You got it wrong, it's a fantastic superhero origin story. Well, hopefully superhero, not supervillain. :)


Now it sounds like an Chinese/Japanese person saying bellend.

Hope they stay away from the UK!


Mandarin Chinese and Cantonese (and presumably most/all other dialects) distinguish r from l. You're thinking of some Japanese/Koreans having trouble due to those languages using a single phoneme that's somewhat between r/l.

Also, it's a bit racist to not point out that it's only some Japanese and Koreans that have trouble pronouncing r and l.


I'm not so sure about the Cantonese/ Mandarin part, since a fair few professors I've had, had those as a native tongue. Hell, even my thesis supervisor was, with whom I communicated extensively. I can't really pinpoint where the struggles lie, but I get the general feeling that for Chinese native speakers there's a three way confusion between n, r, and l, and it's heavily dependant on the placement in the word, as well as the level of stress on the letter.

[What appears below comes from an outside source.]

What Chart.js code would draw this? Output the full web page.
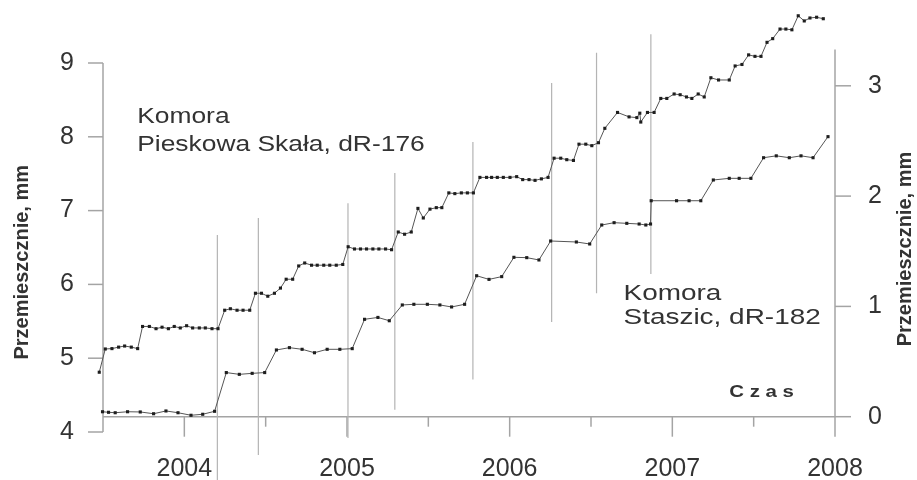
<!DOCTYPE html>
<html><head><meta charset="utf-8">
<script src="https://cdn.jsdelivr.net/npm/chart.js@4/dist/chart.umd.min.js"></script>
<style>html,body{margin:0;padding:0;background:#fff;}#wrap{width:917px;height:480px;}</style>
</head><body><div id="wrap"><canvas id="c" width="917" height="480"></canvas></div>
<script>
// ---- data (decimal years, millimetres) ----
const pieskowaYears = [2003.477,2003.514,2003.555,2003.596,2003.633,2003.674,2003.713,2003.743,2003.785,2003.826,
 2003.863,2003.902,2003.938,2003.975,2004.014,2004.051,2004.092,2004.129,2004.170,2004.207,
 2004.248,2004.283,2004.324,2004.361,2004.402,2004.437,2004.474,2004.513,2004.554,2004.591,
 2004.626,2004.666,2004.703,2004.740,2004.782,2004.817,2004.857,2004.894,2004.934,2004.974,
 2005.007,2005.046,2005.083,2005.120,2005.159,2005.196,2005.237,2005.274,2005.315,2005.354,
 2005.395,2005.436,2005.469,2005.510,2005.549,2005.583,2005.626,2005.663,2005.703,2005.740,
 2005.777,2005.817,2005.858,2005.889,2005.924,2005.961,2006.002,2006.043,2006.080,2006.119,
 2006.156,2006.195,2006.236,2006.273,2006.314,2006.351,2006.392,2006.426,2006.468,2006.505,
 2006.546,2006.585,2006.663,2006.734,2006.782,2006.800,2006.806,2006.847,2006.888,2006.929,
 2006.966,2007.011,2007.048,2007.087,2007.120,2007.159,2007.196,2007.237,2007.284,2007.350,
 2007.386,2007.428,2007.469,2007.508,2007.545,2007.582,2007.617,2007.662,2007.698,2007.735,
 2007.774,2007.811,2007.846,2007.887,2007.928];
const pieskowaValues = [4.81,5.125,5.13,5.15,5.165,5.15,5.13,5.43,5.43,5.40,
 5.42,5.40,5.43,5.41,5.44,5.41,5.41,5.41,5.40,5.40,
 5.65,5.67,5.65,5.65,5.65,5.88,5.88,5.84,5.88,5.95,
 6.07,6.07,6.25,6.29,6.26,6.26,6.26,6.26,6.26,6.27,
 6.51,6.48,6.48,6.48,6.48,6.48,6.48,6.47,6.71,6.68,
 6.71,7.03,6.90,7.02,7.04,7.04,7.24,7.23,7.24,7.24,
 7.24,7.45,7.45,7.45,7.45,7.45,7.45,7.46,7.42,7.42,
 7.41,7.43,7.45,7.71,7.71,7.69,7.68,7.90,7.90,7.88,
 7.92,8.115,8.33,8.27,8.26,8.32,8.20,8.33,8.33,8.52,
 8.52,8.58,8.57,8.54,8.52,8.58,8.54,8.80,8.77,8.77,
 8.96,8.98,9.11,9.09,9.09,9.28,9.33,9.46,9.46,9.45,
 9.64,9.57,9.61,9.62,9.60];
const staszicYears = [2003.497,2003.534,2003.575,2003.651,2003.729,2003.811,2003.887,2003.961,2004.041,2004.113,
 2004.186,2004.258,2004.338,2004.417,2004.494,2004.566,2004.646,2004.724,2004.800,2004.878,
 2004.956,2005.032,2005.108,2005.190,2005.260,2005.340,2005.411,2005.494,2005.571,2005.643,
 2005.723,2005.797,2005.873,2005.951,2006.026,2006.105,2006.180,2006.252,2006.410,2006.492,
 2006.566,2006.642,2006.720,2006.796,2006.837,2006.866,2006.870,2007.026,2007.103,2007.175,
 2007.252,2007.350,2007.411,2007.483,2007.561,2007.639,2007.719,2007.791,2007.865,2007.957];
const staszicValues = [0.045,0.040,0.036,0.045,0.043,0.027,0.052,0.036,0.013,0.022,
 0.049,0.400,0.384,0.393,0.400,0.605,0.626,0.611,0.580,0.611,
 0.611,0.617,0.883,0.900,0.870,1.013,1.019,1.019,1.013,0.995,
 1.019,1.278,1.245,1.270,1.445,1.442,1.421,1.593,1.584,1.566,
 1.738,1.759,1.753,1.747,1.738,1.747,1.958,1.958,1.958,1.958,
 2.146,2.161,2.161,2.161,2.348,2.365,2.348,2.365,2.348,2.539];
// vertical event markers (year, top / bottom on left axis)
const eventYears  = [2004.203,2004.455,2005.006,2005.294,2005.774,2006.258,2006.534,2006.868];
const eventTop    = [6.67,6.90,7.10,7.51,7.93,8.73,9.14,9.39];
const eventBottom = [3.35,3.69,3.92,4.30,4.71,5.49,5.88,6.14];
// ticks
const leftTicks = [4,5,6,7,8,9];
const rightTicks = [0,1,2,3];
const yearTicks = [2004,2005,2006,2007,2008];
const halfYearTicks = [2004.5,2005.5,2006.5,2007.5];
// texts
const axisTitle = 'Przemieszcznie, mm';
const timeLabel = 'C z a s';
const pieskowaLabel = ['Komora','Pieskowa Skała, dR-176'];
const staszicLabel = ['Komora','Staszic, dR-182'];

const FONT = "'Liberation Sans', Arial, sans-serif";
const TEXT = '#333333';
const AXIS = '#a4a4a4';

const toPts = (xs, ys) => xs.map((x,i)=>({x, y: ys[i]}));
const eventPts = [];
eventYears.forEach((x,i)=>{ eventPts.push({x, y:eventTop[i]},{x, y:eventBottom[i]},{x, y:null}); });

const axesPlugin = {
  id: 'axesPlugin',
  beforeDatasetsDraw(chart) {
    const {ctx, chartArea, scales:{x, yL, yR}} = chart;
    const L = chartArea.left, R = chartArea.right;
    const ln = (a,b,c,d)=>{ctx.beginPath();ctx.moveTo(a,b);ctx.lineTo(c,d);ctx.stroke();};
    ctx.save();
    ctx.strokeStyle = AXIS; ctx.lineWidth = 1.5;
    ln(L, yL.getPixelForValue(4), L, yL.getPixelForValue(9));
    leftTicks.forEach(v=>{const p=yL.getPixelForValue(v); ln(L-15,p,L,p);});
    ln(R, yR.getPixelForValue(0), R, yR.getPixelForValue(3.33));
    rightTicks.forEach(v=>{const p=yR.getPixelForValue(v); ln(R,p,R+16,p);});
    const y0 = yR.getPixelForValue(0);
    ln(L, y0, R, y0);
    yearTicks.forEach(v=>{const p=x.getPixelForValue(v); ln(p,y0,p,y0+20);});
    halfYearTicks.forEach(v=>{const p=x.getPixelForValue(v); ln(p,y0,p,y0+10);});
    ctx.restore();
  },
  afterDraw(chart) {
    const {ctx, scales:{x, yL, yR}} = chart;
    const stretched = (txt, px, py, size, bold, sx) => {
      ctx.save(); ctx.translate(px, py); ctx.scale(sx, 1);
      ctx.font = (bold?'bold ':'') + size + 'px ' + FONT;
      ctx.fillStyle = TEXT; ctx.textBaseline = 'alphabetic'; ctx.textAlign = 'left';
      ctx.fillText(txt, 0, 0); ctx.restore();
    };
    // annotations placed in data coordinates
    stretched(pieskowaLabel[0], x.getPixelForValue(2003.71), yL.getPixelForValue(8.19), 22, false, 1.2);
    stretched(pieskowaLabel[1], x.getPixelForValue(2003.71), yL.getPixelForValue(7.81), 22, false, 1.2);
    stretched(staszicLabel[0], x.getPixelForValue(2006.70), yR.getPixelForValue(1.06), 22, false, 1.27);
    stretched(staszicLabel[1], x.getPixelForValue(2006.70), yR.getPixelForValue(0.84), 22, false, 1.27);
    stretched(timeLabel, x.getPixelForValue(2007.35), yR.getPixelForValue(0.175), 17, true, 1.2);
    // axis titles (both read bottom-to-top)
    const vtitle = (cx, cy) => {
      ctx.save(); ctx.translate(cx, cy); ctx.rotate(-Math.PI/2);
      ctx.font = 'bold 20px ' + FONT; ctx.fillStyle = TEXT;
      ctx.textAlign = 'center'; ctx.textBaseline = 'middle';
      ctx.fillText(axisTitle, 0, 0); ctx.restore();
    };
    vtitle(22, yL.getPixelForValue(6.3));
    vtitle(905, yR.getPixelForValue(1.52));
  }
};

const noPad = s => { s.paddingTop = 0; s.paddingBottom = 0; s.paddingLeft = 0; s.paddingRight = 0; };
const tickFont = {family: FONT, size: 25};
new Chart(document.getElementById('c'), {
  type: 'line',
  data: { datasets: [
    { label: 'Pieskowa Skała', data: toPts(pieskowaYears, pieskowaValues), yAxisID: 'yL',
      borderColor: '#555', borderWidth: 1, pointStyle: 'rect', pointRadius: 2.2, pointBorderWidth: 0,
      pointBackgroundColor: '#1e1e1e', tension: 0, clip: false, order: 1 },
    { label: 'Staszic', data: toPts(staszicYears, staszicValues), yAxisID: 'yR',
      borderColor: '#555', borderWidth: 1, pointStyle: 'rect', pointRadius: 2.2, pointBorderWidth: 0,
      pointBackgroundColor: '#1e1e1e', tension: 0, clip: false, order: 2 },
    { label: 'events', data: eventPts, yAxisID: 'yL', borderColor: '#b4b4b4', borderWidth: 1.2,
      pointRadius: 0, spanGaps: false, clip: false, order: 5 }
  ]},
  options: {
    responsive: false, animation: false, devicePixelRatio: 1,
    layout: { padding: { top: 10, left: 0, right: 0, bottom: 0 } },
    plugins: { legend: { display: false }, tooltip: { enabled: false } },
    scales: {
      x: { type: 'linear', position: 'bottom', min: 2003.5, max: 2008,
        afterBuildTicks: s => { s.ticks = yearTicks.map(v=>({value:v})); },
        afterFit: s => { s.height = 40; noPad(s); },
        grid: { display: false, drawTicks: false }, border: { display: false },
        ticks: { padding: 14, font: tickFont, color: TEXT, maxRotation: 0, autoSkip: false, callback: v => String(v) } },
      yL: { type: 'linear', position: 'left', min: 3.8916, max: 9.7182,
        afterBuildTicks: s => { s.ticks = leftTicks.map(v=>({value:v})); },
        afterFit: s => { s.width = 103; noPad(s); },
        grid: { display: false, drawTicks: false }, border: { display: false },
        ticks: { padding: 29, font: tickFont, color: TEXT, callback: v => String(v) } },
      yR: { type: 'linear', position: 'right', min: -0.2112, max: 3.6872,
        afterBuildTicks: s => { s.ticks = rightTicks.map(v=>({value:v})); },
        afterFit: s => { s.width = 82; noPad(s); },
        grid: { display: false, drawTicks: false }, border: { display: false },
        ticks: { padding: 33, font: tickFont, color: TEXT, callback: v => String(v) } }
    }
  },
  plugins: [axesPlugin]
});
</script></body></html>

I don't think recognising phonetic differences between native speakers of different languages is racist. The language I grew up speaking didn't differentiate between w and v, so unless I'm making a conscious effort against it, they will all sound like v's. When someone points it out, I don't find it racist at all.

Re: Koreans - never realised! I haven't had many interactions with people of Korean descent, so it's an oversight on my part there.


It’s not racist. It’s phonetics. Foreign kids who grow up Japanese have the same issue.


Cantonese doesn't have an r phoneme, just l, and only initially. In casual speech, initial n and l are pronounced the same.